Data provided:
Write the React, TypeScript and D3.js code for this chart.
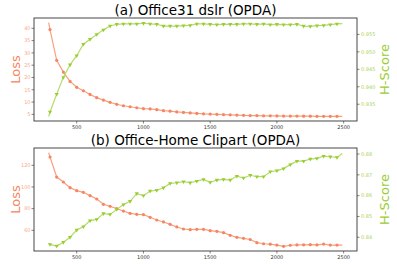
import React from "react";
import * as d3 from "d3";

const iters = [300,350,400,450,500,550,600,650,700,750,800,850,900,950,1000,1050,1100,1150,1200,1250,1300,1350,1400,1450,1500,1550,1600,1650,1700,1750,1800,1850,1900,1950,2000,2050,2100,2150,2200,2250,2300,2350,2400,2450];
const lineStart = 290;
const lineEnd = 2490;

const lossA = [39.5,27.0,22.2,18.4,16.0,14.6,13.1,11.8,10.8,9.9,9.1,8.5,8.1,7.7,7.3,7.2,6.9,6.5,6.3,6.0,5.8,5.6,5.4,5.2,5.1,5.0,4.9,4.8,4.7,4.6,4.5,4.5,4.4,4.4,4.35,4.3,4.3,4.3,4.25,4.25,4.2,4.2,4.2,4.2];
const lossAStart = 42.3, lossAEnd = 4.2;
const hA = [0.9328,0.9379,0.9427,0.9463,0.9489,0.9522,0.9536,0.9550,0.9563,0.9574,0.9579,0.9580,0.9580,0.9580,0.9582,0.9580,0.9579,0.9574,0.9574,0.9574,0.9575,0.9576,0.9580,0.9580,0.9579,0.9578,0.9579,0.9579,0.9579,0.9580,0.9580,0.9579,0.9580,0.9578,0.9579,0.9578,0.9578,0.9579,0.9574,0.9573,0.9575,0.9576,0.9578,0.9580];
const hAStart = 0.9315, hAEnd = 0.9581;

const lossB = [127.7,109.2,104.6,99.4,96.6,95.1,92.0,88.9,84.0,82.2,80.0,77.8,75.7,74.8,74.5,72.0,69.5,67.7,65.5,63.1,61.2,60.6,60.9,60.9,59.7,59.1,57.8,55.4,53.5,52.6,51.5,48.6,47.6,47.2,46.4,45.2,46.2,46.5,46.6,46.7,46.5,47.3,46.4,46.4];
const lossBStart = 131.7, lossBEnd = 46.3;
const hB = [0.8366,0.8358,0.8376,0.8400,0.8435,0.8451,0.8480,0.8486,0.8514,0.8510,0.8534,0.8557,0.8573,0.8610,0.8600,0.8622,0.8626,0.8638,0.8659,0.8662,0.8667,0.8662,0.8670,0.8678,0.8664,0.8675,0.8678,0.8675,0.8694,0.8685,0.8698,0.8691,0.8691,0.8715,0.8720,0.8730,0.8749,0.8766,0.8766,0.8776,0.8779,0.8790,0.8787,0.8784];
const hBStart = 0.8370, hBEnd = 0.8803;

const xTicks = [500,1000,1500,2000,2500];
const lossTicksA = [5,10,15,20,25,30,35,40];
const hTicksA = [0.935,0.940,0.945,0.950,0.955];
const lossTicksB = [60,80,100,120];
const hTicksB = [0.84,0.85,0.86,0.87,0.88];

const titles = ["(a) Office31 dslr (OPDA)", "(b) Office-Home Clipart (OPDA)"];

const ORANGE = "#f5865f";
const ORANGE_LINE = "#f9a080";
const ORANGE_TXT = "#f9a98b";
const GREEN = "#9acd32";
const GREEN_LINE = "#b3dc6a";
const GREEN_TXT = "#a8d456";
const FONT = "DejaVu Sans, sans-serif";

const L = 34, R = 357;

function Panel({ top, bottom, title, loss, ls, le, h, hs, he, lossDomain, hDomain, lossTicks, hTicks, hFmt }: any) {
  const x = d3.scaleLinear().domain([180, 2600]).range([L, R]);
  const yL = d3.scaleLinear().domain(lossDomain).range([bottom, top]);
  const yH = d3.scaleLinear().domain(hDomain).range([bottom, top]);
  const lossPts: [number, number][] = [[lineStart, ls], ...iters.map((it, i) => [it, loss[i]] as [number, number]), [lineEnd, le]];
  const hPts: [number, number][] = [[lineStart, hs], ...iters.map((it, i) => [it, h[i]] as [number, number]), [lineEnd, he]];
  const lineL = d3.line<[number, number]>().x(d => x(d[0])).y(d => yL(d[1]));
  const lineH = d3.line<[number, number]>().x(d => x(d[0])).y(d => yH(d[1]));
  const tri = d3.symbol().type(d3.symbolTriangle).size(7.5)();
  return (
    <g>
      <text x={(L + R) / 2} y={top - 3} textAnchor="middle" fontFamily={FONT} fontSize={13.5} fill="#000">{title}</text>
      <path d={lineL(lossPts) || ""} fill="none" stroke={ORANGE_LINE} strokeWidth={1.2} />
      {iters.map((it, i) => (
        <circle key={"l" + i} cx={x(it)} cy={yL(loss[i])} r={1.6} fill={ORANGE} />
      ))}
      <path d={lineH(hPts) || ""} fill="none" stroke={GREEN_LINE} strokeWidth={1.2} />
      {iters.map((it, i) => (
        <path key={"h" + i} d={tri} transform={`translate(${x(it)},${yH(h[i])}) rotate(180)`} fill={GREEN} />
      ))}
      <rect x={L} y={top} width={R - L} height={bottom - top} fill="none" stroke="#333" strokeWidth={0.9} />
      {xTicks.map(t => (
        <g key={"x" + t}>
          <line x1={x(t)} x2={x(t)} y1={bottom} y2={bottom + 2.5} stroke="#333" strokeWidth={0.6} />
          <text x={x(t)} y={bottom + 8} textAnchor="middle" fontFamily={FONT} fontSize={5} fill="#333">{t}</text>
        </g>
      ))}
      {lossTicks.map((t: number) => (
        <g key={"yl" + t}>
          <line x1={L - 2.5} x2={L} y1={yL(t)} y2={yL(t)} stroke="#333" strokeWidth={0.6} />
          <text x={L - 3.5} y={yL(t) + 1.8} textAnchor="end" fontFamily={FONT} fontSize={5} fill={ORANGE_TXT}>{t}</text>
        </g>
      ))}
      {hTicks.map((t: number) => (
        <g key={"yh" + t}>
          <line x1={R} x2={R + 2.5} y1={yH(t)} y2={yH(t)} stroke="#333" strokeWidth={0.6} />
          <text x={R + 4} y={yH(t) + 1.8} textAnchor="start" fontFamily={FONT} fontSize={5} fill={GREEN_TXT}>{hFmt(t)}</text>
        </g>
      ))}
      <text transform={`translate(20,${(top + bottom) / 2}) rotate(-90)`} textAnchor="middle" fontFamily={FONT} fontSize={13} fill={ORANGE}>Loss</text>
      <text transform={`translate(389,${(top + bottom) / 2}) rotate(-90)`} textAnchor="middle" fontFamily={FONT} fontSize={13} fill={GREEN}>H-Score</text>
    </g>
  );
}

export default function App() {
  return (
    <div style={{ position: "fixed", left: 0, top: 0 }}>
      <svg width={397} height={264} style={{ display: "block", background: "#fff" }}>
        <Panel top={18} bottom={121} title={titles[0]} loss={lossA} ls={lossAStart} le={lossAEnd} h={hA} hs={hAStart} he={hAEnd}
          lossDomain={[2.3, 44.2]} hDomain={[0.9302, 0.9597]} lossTicks={lossTicksA} hTicks={hTicksA} hFmt={d3.format(".3f")} />
        <Panel top={148} bottom={251} title={titles[1]} loss={lossB} ls={lossBStart} le={lossBEnd} h={hB} hs={hBStart} he={hBEnd}
          lossDomain={[40.9, 136]} hDomain={[0.8334, 0.8829]} lossTicks={lossTicksB} hTicks={hTicksB} hFmt={d3.format(".2f")} />
      </svg>
    </div>
  );
}
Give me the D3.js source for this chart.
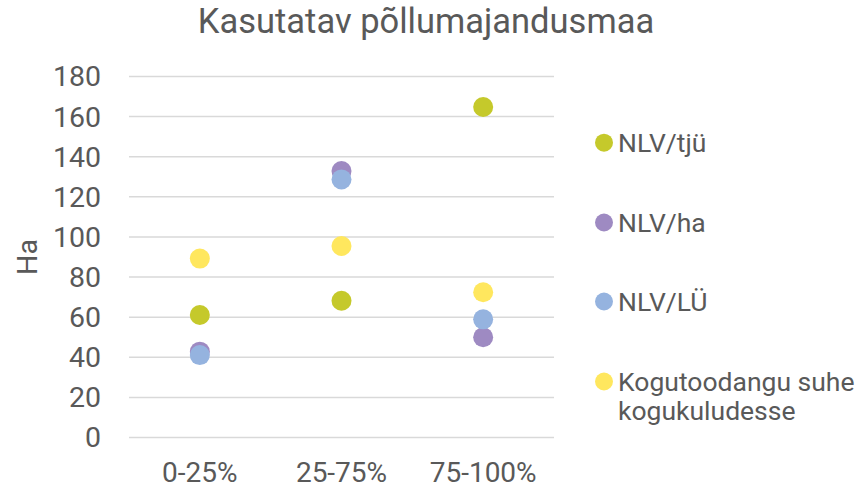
<!DOCTYPE html>
<html>
<head>
<meta charset="utf-8">
<script src="https://cdn.jsdelivr.net/npm/d3@7"></script>
<style>
  body { margin: 0; background: #fff; }
  svg { display: block; font-family: Roboto, "Noto Sans", sans-serif; }
</style>
</head>
<body>
<svg width="861" height="490"></svg>
<script>
const categories = ["0-25%", "25-75%", "75-100%"];
const seriesNames = ["NLV/tjü", "NLV/ha", "NLV/LÜ", "Kogutoodangu suhe kogukuludesse"];
const nlvTju = [61.1, 68.2, 164.8];
const nlvHa = [42.8, 132.9, 50.0];
const nlvLu = [41.1, 128.7, 58.9];
const kogutoodang = [89.2, 95.5, 72.4];
const yTicks = [0, 20, 40, 60, 80, 100, 120, 140, 160, 180];

const colors = ["#c5c92b", "#9e8ac2", "#95b3df", "#ffe75e"];
const textColor = "#595959";

const series = [nlvTju, nlvHa, nlvLu, kogutoodang].map((values, i) => ({
  name: seriesNames[i],
  color: colors[i],
  points: values.map((v, j) => ({ cat: categories[j], value: v })),
}));

const svg = d3.select("svg");

const x = d3.scaleBand().domain(categories).range([129, 554]);
const y = d3.scaleLinear().domain([0, 180]).range([437.5, 76.5]);

// Title
svg.append("text")
  .attr("x", 426)
  .attr("y", 33)
  .attr("text-anchor", "middle")
  .attr("fill", textColor)
  .attr("font-size", "34.5px")
  .text("Kasutatav põllumajandusmaa");

// Gridlines
svg.append("g")
  .selectAll("line")
  .data(yTicks)
  .join("line")
  .attr("x1", x.range()[0])
  .attr("x2", x.range()[1])
  .attr("y1", (d) => y(d))
  .attr("y2", (d) => y(d))
  .attr("stroke", "#d9d9d9")
  .attr("stroke-width", 1.5);

// Y tick labels
svg.append("g")
  .selectAll("text")
  .data(yTicks)
  .join("text")
  .attr("x", 101)
  .attr("y", (d) => y(d))
  .attr("dy", "0.35em")
  .attr("text-anchor", "end")
  .attr("fill", textColor)
  .attr("font-size", "28.5px")
  .text((d) => d);

// Y axis title
svg.append("text")
  .attr("transform", "translate(37,257) rotate(-90)")
  .attr("text-anchor", "middle")
  .attr("fill", textColor)
  .attr("font-size", "28.5px")
  .text("Ha");

// X labels
svg.append("g")
  .selectAll("text")
  .data(categories)
  .join("text")
  .attr("x", (d) => x(d) + x.bandwidth() / 2)
  .attr("y", 482)
  .attr("text-anchor", "middle")
  .attr("fill", textColor)
  .attr("font-size", "28px")
  .text((d) => d);

// Points
svg.append("g")
  .selectAll("g")
  .data(series)
  .join("g")
  .attr("fill", (d) => d.color)
  .selectAll("circle")
  .data((d) => d.points)
  .join("circle")
  .attr("cx", (d) => x(d.cat) + x.bandwidth() / 2)
  .attr("cy", (d) => y(d.value))
  .attr("r", 10);

// Legend
const legendY = [142.7, 222.5, 301.5, 381.5];
const legend = svg.append("g")
  .selectAll("g")
  .data(series)
  .join("g")
  .attr("transform", (d, i) => `translate(604,${legendY[i]})`);

legend.append("circle")
  .attr("r", 9)
  .attr("fill", (d) => d.color);

legend.append("text")
  .attr("fill", textColor)
  .attr("font-size", "26.5px")
  .each(function (d) {
    const words = d.name === seriesNames[3] ? ["Kogutoodangu suhe", "kogukuludesse"] : [d.name];
    d3.select(this)
      .selectAll("tspan")
      .data(words)
      .join("tspan")
      .attr("x", 14)
      .attr("dy", (w, i) => (i === 0 ? "0.35em" : "1.1em"))
      .text((w) => w);
  });
</script>
</body>
</html>
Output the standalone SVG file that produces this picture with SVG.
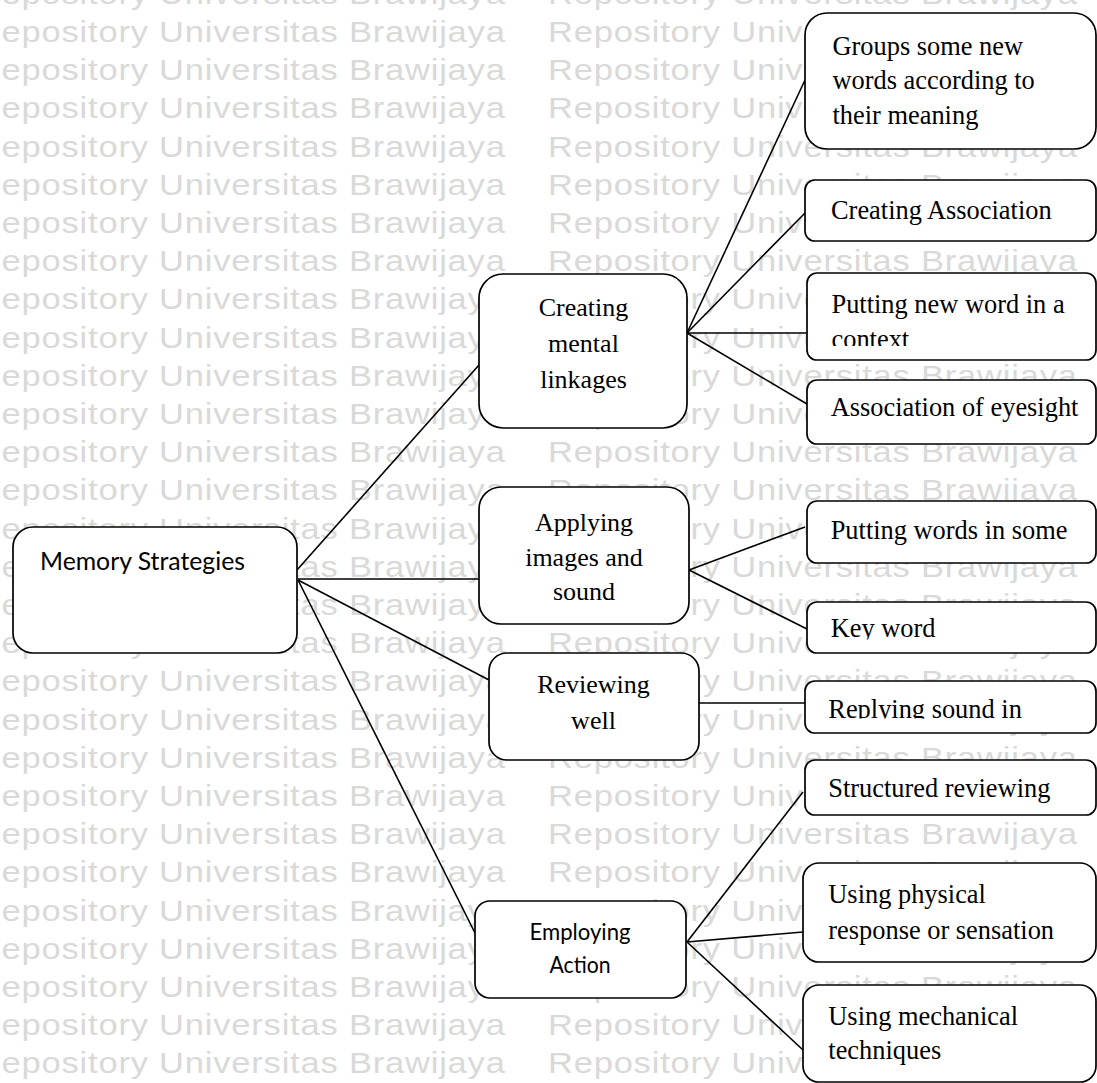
<svg xmlns="http://www.w3.org/2000/svg" xmlns:xlink="http://www.w3.org/1999/xlink" width="1097" height="1083" viewBox="0 0 1097 1083">
  <style>
    .wm { font-family: "Liberation Sans", Arial, sans-serif; font-size: 30px; fill: #d9d9d9; }
    .box { fill: #ffffff; stroke: #000000; stroke-width: 1.7; }
    .link { stroke: #000000; stroke-width: 1.6; fill: none; }
    .serif { font-family: "Liberation Serif", "Times New Roman", serif; font-size: 26px; fill: #000000; }
    .serif-r { font-family: "Liberation Serif", "Times New Roman", serif; font-size: 26.4px; fill: #000000; }
    .sans { font-family: Lato, "Open Sans", sans-serif; fill: #000000; }
    .mid { text-anchor: middle; }
  </style>
  <defs>
    <!-- one line of the repeating background stamp -->
    <g id="wmrow">
      <text class="wm" transform="scale(1.15,1)" letter-spacing="0.7"><tspan x="-21" y="0">Repository Universitas Brawijaya</tspan><tspan x="476.5" y="0">Repository Universitas Brawijaya</tspan></text>
    </g>
    <clipPath id="clipContext"><rect x="805" y="273" width="292" height="73"/></clipPath>
    <clipPath id="clipKey"><rect x="805" y="602" width="292" height="37.5"/></clipPath>
    <clipPath id="clipReply"><rect x="805" y="681" width="292" height="37.5"/></clipPath>
  </defs>

  <rect width="1097" height="1083" fill="#ffffff"/>

  <g id="background-stamp">
    <use xlink:href="#wmrow" y="3.8"/>
    <use xlink:href="#wmrow" y="42"/>
    <use xlink:href="#wmrow" y="80.2"/>
    <use xlink:href="#wmrow" y="118.4"/>
    <use xlink:href="#wmrow" y="156.6"/>
    <use xlink:href="#wmrow" y="194.8"/>
    <use xlink:href="#wmrow" y="233"/>
    <use xlink:href="#wmrow" y="271.2"/>
    <use xlink:href="#wmrow" y="309.4"/>
    <use xlink:href="#wmrow" y="347.6"/>
    <use xlink:href="#wmrow" y="385.8"/>
    <use xlink:href="#wmrow" y="424"/>
    <use xlink:href="#wmrow" y="462.2"/>
    <use xlink:href="#wmrow" y="500.4"/>
    <use xlink:href="#wmrow" y="538.6"/>
    <use xlink:href="#wmrow" y="576.8"/>
    <use xlink:href="#wmrow" y="615"/>
    <use xlink:href="#wmrow" y="653.2"/>
    <use xlink:href="#wmrow" y="691.4"/>
    <use xlink:href="#wmrow" y="729.6"/>
    <use xlink:href="#wmrow" y="767.8"/>
    <use xlink:href="#wmrow" y="806"/>
    <use xlink:href="#wmrow" y="844.2"/>
    <use xlink:href="#wmrow" y="882.4"/>
    <use xlink:href="#wmrow" y="920.6"/>
    <use xlink:href="#wmrow" y="958.8"/>
    <use xlink:href="#wmrow" y="997"/>
    <use xlink:href="#wmrow" y="1035.2"/>
    <use xlink:href="#wmrow" y="1073.4"/>
  </g>

  <g id="connectors">
    <line class="link" x1="297" y1="570" x2="479" y2="365"/>
    <line class="link" x1="298" y1="579" x2="479" y2="579"/>
    <line class="link" x1="298" y1="580" x2="489" y2="680"/>
    <line class="link" x1="298" y1="580" x2="475" y2="933"/>
    <line class="link" x1="687" y1="333" x2="805" y2="80"/>
    <line class="link" x1="687" y1="333" x2="805" y2="213"/>
    <line class="link" x1="687" y1="333" x2="807" y2="333"/>
    <line class="link" x1="687" y1="333" x2="807" y2="404"/>
    <line class="link" x1="689" y1="570" x2="805" y2="527"/>
    <line class="link" x1="689" y1="570" x2="807" y2="629"/>
    <line class="link" x1="699" y1="703" x2="805" y2="703"/>
    <line class="link" x1="687" y1="942" x2="803" y2="792"/>
    <line class="link" x1="687" y1="942" x2="803" y2="932"/>
    <line class="link" x1="687" y1="942" x2="803" y2="1050"/>
  </g>

  <g id="memory-strategies">
    <rect class="box" x="13" y="527" width="284" height="126" rx="20"/>
    <text class="sans" x="40" y="570" font-size="25" textLength="205" lengthAdjust="spacingAndGlyphs">Memory Strategies</text>
  </g>

  <g id="creating-mental-linkages">
    <rect class="box" x="479" y="274" width="208" height="154" rx="24"/>
    <text class="serif mid" x="583.5" y="316">Creating</text>
    <text class="serif mid" x="583.5" y="351.7">mental</text>
    <text class="serif mid" x="583.5" y="387.7">linkages</text>
  </g>

  <g id="applying-images-and-sound">
    <rect class="box" x="479" y="487" width="210" height="137" rx="22"/>
    <text class="serif mid" x="584" y="530.7">Applying</text>
    <text class="serif mid" x="584" y="565.7">images and</text>
    <text class="serif mid" x="584" y="600">sound</text>
  </g>

  <g id="reviewing-well">
    <rect class="box" x="489" y="653" width="210" height="107" rx="18"/>
    <text class="serif mid" x="593.5" y="693.3">Reviewing</text>
    <text class="serif mid" x="593.5" y="729.3">well</text>
  </g>

  <g id="employing-action">
    <rect class="box" x="475" y="901" width="211" height="97" rx="15"/>
    <text class="sans mid" x="580" y="940" font-size="23.5" textLength="101" lengthAdjust="spacingAndGlyphs">Employing</text>
    <text class="sans mid" x="580" y="972.7" font-size="23.5" textLength="61" lengthAdjust="spacingAndGlyphs">Action</text>
  </g>

  <g id="groups-new-words">
    <rect class="box" x="805" y="13" width="291" height="136" rx="22"/>
    <text class="serif-r" x="832.5" y="55">Groups some new</text>
    <text class="serif-r" x="832.5" y="89.3">words according to</text>
    <text class="serif-r" x="832.5" y="124">their meaning</text>
  </g>

  <g id="creating-association">
    <rect class="box" x="805" y="180" width="291" height="61" rx="10"/>
    <text class="serif-r" x="831" y="219">Creating Association</text>
  </g>

  <g id="putting-new-word">
    <rect class="box" x="807" y="273" width="289" height="87" rx="10"/>
    <g clip-path="url(#clipContext)">
      <text class="serif-r" x="831.5" y="313.3">Putting new word in a</text>
      <text class="serif-r" x="831.5" y="348">context</text>
    </g>
  </g>

  <g id="association-of-eyesight">
    <rect class="box" x="807" y="380" width="289" height="64" rx="10"/>
    <text class="serif-r" x="830.7" y="416">Association of eyesight</text>
  </g>

  <g id="putting-words">
    <rect class="box" x="807" y="501" width="289" height="62" rx="10"/>
    <text class="serif-r" x="830.7" y="539.3">Putting words in some</text>
  </g>

  <g id="key-word">
    <rect class="box" x="807" y="602" width="289" height="51" rx="10"/>
    <text class="serif-r" x="830.7" y="636.7" clip-path="url(#clipKey)">Key word</text>
  </g>

  <g id="replying-sound">
    <rect class="box" x="805" y="681" width="291" height="52" rx="10"/>
    <text class="serif-r" x="828.3" y="717.5" clip-path="url(#clipReply)">Replying sound in</text>
  </g>

  <g id="structured-reviewing">
    <rect class="box" x="805" y="760" width="291" height="55" rx="10"/>
    <text class="serif-r" x="828.3" y="796.7">Structured reviewing</text>
  </g>

  <g id="physical-response">
    <rect class="box" x="803" y="863" width="293" height="99" rx="16"/>
    <text class="serif-r" x="828.3" y="903.3">Using physical</text>
    <text class="serif-r" x="828.3" y="939.3">response or sensation</text>
  </g>

  <g id="mechanical-techniques">
    <rect class="box" x="803" y="985" width="293" height="97" rx="16"/>
    <text class="serif-r" x="828.3" y="1025">Using mechanical</text>
    <text class="serif-r" x="828.3" y="1059.3">techniques</text>
  </g>
</svg>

Task to carry out: Copy the records above exactly, from the first line through the line containing "const lineEnd = 2490;", and leave out the pictures.

Answer:
Write the React, TypeScript and D3.js code for this chart.
import React from "react";
import * as d3 from "d3";

const iters = [300,350,400,450,500,550,600,650,700,750,800,850,900,950,1000,1050,1100,1150,1200,1250,1300,1350,1400,1450,1500,1550,1600,1650,1700,1750,1800,1850,1900,1950,2000,2050,2100,2150,2200,2250,2300,2350,2400,2450];
const lineStart = 290;
const lineEnd = 2490;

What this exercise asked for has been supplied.